What needs to be done
Exclude images, then output the remaining data verbatim.

Information provided
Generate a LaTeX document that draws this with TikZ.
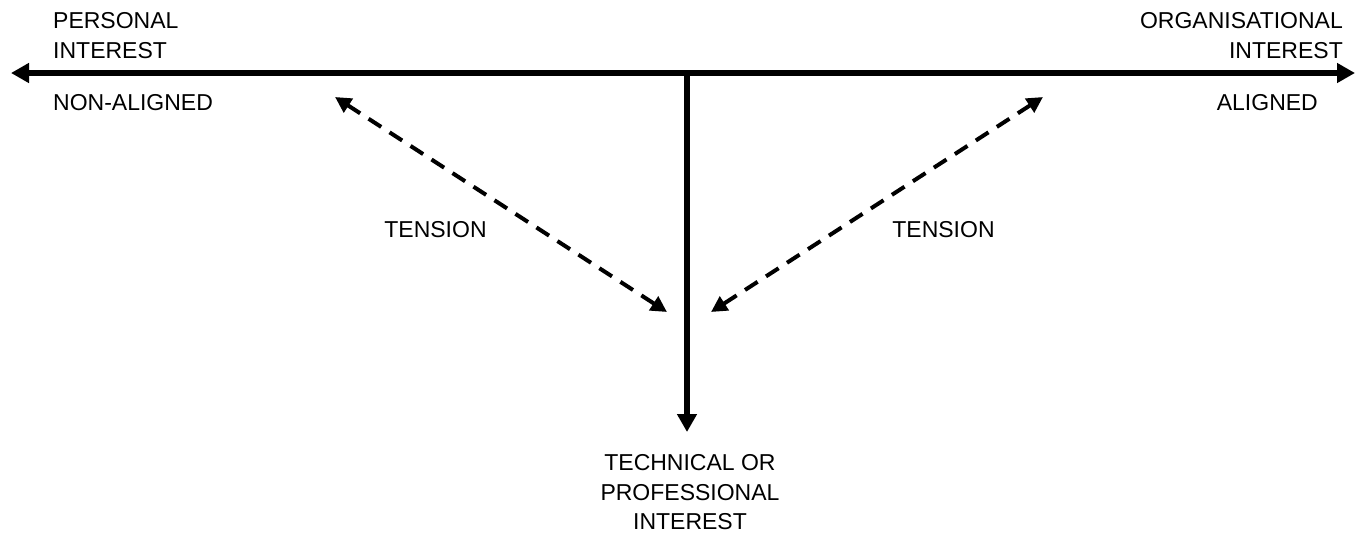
\documentclass[tikz,border=0pt]{standalone}
\usepackage{fontspec}
\setmainfont{Liberation Sans}
\usetikzlibrary{arrows.meta}
\begin{document}
\begin{tikzpicture}[x=1pt,y=-1pt,
  lbl/.style={font=\fontsize{23}{29.5}\selectfont, inner sep=0pt},
  mainline/.style={line width=6pt, -{Triangle[length=18pt,width=19pt]}},
  tens/.style={line width=4pt, dash pattern=on 15pt off 10pt, {Triangle[length=16pt,width=16pt]}-{Triangle[length=16pt,width=16pt]}}]
\useasboundingbox (0,0) rectangle (1356,533);
\coordinate (L) at (11,73);
\coordinate (R) at (1355,73);
\coordinate (M) at (687,73);
\coordinate (B) at (687,432);
\coordinate (TL) at (335,97);
\coordinate (BL) at (667,312);
\coordinate (TR) at (1043,97);
\coordinate (BR) at (711,312);
\draw[mainline] (M) -- (L);
\draw[mainline] (M) -- (R);
\draw[mainline] (M) -- (B);
\draw[tens] (TL) -- (BL);
\draw[tens] (TR) -- (BR);
\node[lbl, anchor=base west, align=left] (pi) at (53,58) {PERSONAL\\INTEREST};
\node[lbl, anchor=base east, align=right] (oi) at (1343,58) {ORGANISATIONAL\\INTEREST};
\node[lbl, anchor=base west] (na) at (53,110) {NON-ALIGNED};
\node[lbl, anchor=base east] (al) at (1318,110) {ALIGNED};
\node[lbl, anchor=base] (t1) at (435.5,237) {TENSION};
\node[lbl, anchor=base] (t2) at (943.5,237) {TENSION};
\node[lbl, anchor=base, align=center] (tp) at (690,529.5) {TECHNICAL OR\\PROFESSIONAL\\INTEREST};
\end{tikzpicture}
\end{document}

Response to the exercise
Generate a LaTeX document that draws this with TikZ.
\documentclass[tikz,border=0pt]{standalone}
\usepackage{fontspec}
\setmainfont{Liberation Sans}
\usetikzlibrary{arrows.meta}
\begin{document}
\begin{tikzpicture}[x=1pt,y=-1pt,
  lbl/.style={font=\fontsize{23}{29.5}\selectfont, inner sep=0pt},
  mainline/.style={line width=6pt, -{Triangle[length=18pt,width=19pt]}},
  tens/.style={line width=4pt, dash pattern=on 15pt off 10pt, {Triangle[length=16pt,width=16pt]}-{Triangle[length=16pt,width=16pt]}}]
\useasboundingbox (0,0) rectangle (1356,533);
\coordinate (L) at (11,73);
\coordinate (R) at (1355,73);
\coordinate (M) at (687,73);
\coordinate (B) at (687,432);
\coordinate (TL) at (335,97);
\coordinate (BL) at (667,312);
\coordinate (TR) at (1043,97);
\coordinate (BR) at (711,312);
\draw[mainline] (M) -- (L);
\draw[mainline] (M) -- (R);
\draw[mainline] (M) -- (B);
\draw[tens] (TL) -- (BL);
\draw[tens] (TR) -- (BR);
\node[lbl, anchor=base west, align=left] (pi) at (53,58) {PERSONAL\\INTEREST};
\node[lbl, anchor=base east, align=right] (oi) at (1343,58) {ORGANISATIONAL\\INTEREST};
\node[lbl, anchor=base west] (na) at (53,110) {NON-ALIGNED};
\node[lbl, anchor=base east] (al) at (1318,110) {ALIGNED};
\node[lbl, anchor=base] (t1) at (435.5,237) {TENSION};
\node[lbl, anchor=base] (t2) at (943.5,237) {TENSION};
\node[lbl, anchor=base, align=center] (tp) at (690,529.5) {TECHNICAL OR\\PROFESSIONAL\\INTEREST};
\end{tikzpicture}
\end{document}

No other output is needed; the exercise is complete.